Abstract

Although brand switching is one of the most researched topics in marketing, we still know very little about the moderators of switching between brands in different price‐quality tiers (e.g., from Häagen–Dazs ice cream to Breyers or to a store brand). Building on the notion that buyers have a (category‐specific) consideration set of price–quality tiers, we propose that sales promotions and the choice set composition (or the choice context) have compensatory effects on brand switching between price–quality tiers. Specifically, if one of these factors causes buyers to switch to a higher price–quality tier within their brand‐tier consideration set, then the other factor is less likely to induce switching in the same direction (to an even higher tier) and more likely to induce switching in the opposite direction.

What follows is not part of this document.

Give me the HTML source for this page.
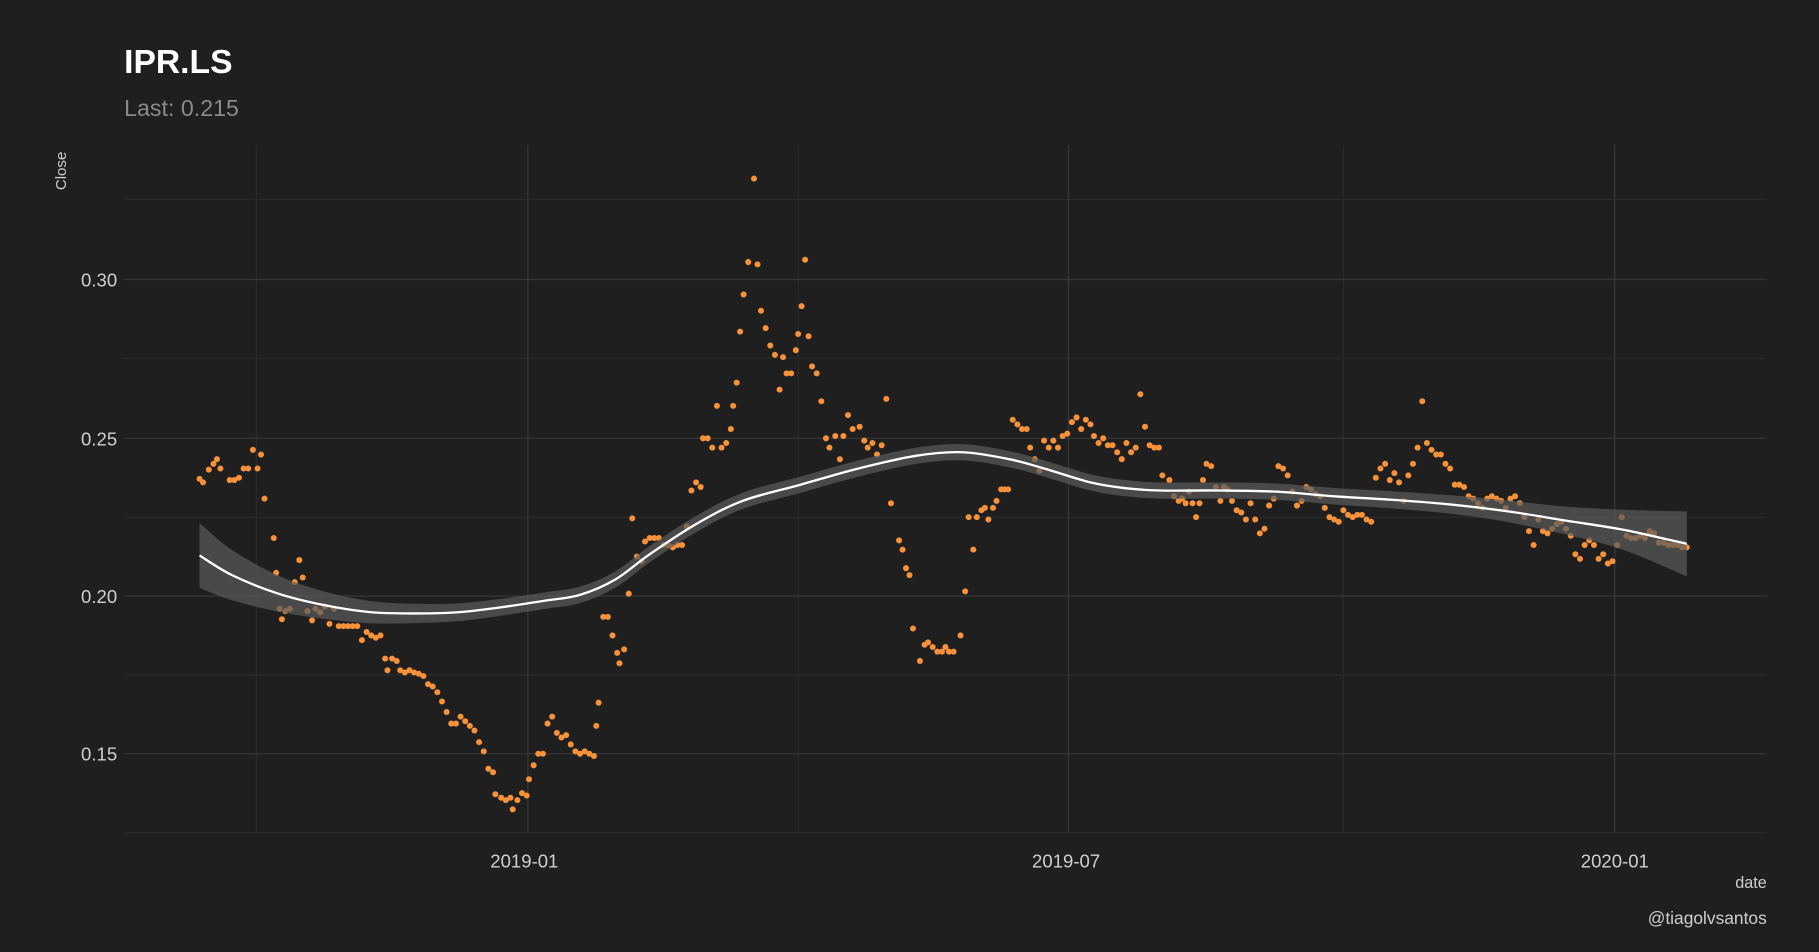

This general proposition leads to several specific hypotheses, including (a) the likelihood of switching between particular brand tiers due to price promotions can be predicted based on the choice set composition; (b) asymmetric switching, whereby consumers are more likely to switch up from a low‐tier to a promoted high‐tier brand than from a high‐tier to a promoted low‐tier brand, is reduced or eliminated if consumers consider three price–quality tiers; and (c) the compromise effect is reduced when the lowest tier brand offers a price promotion. These hypotheses were supported in a series of studies, which also examined rival explanations. The theoretical and practical implications of the findings are discussed.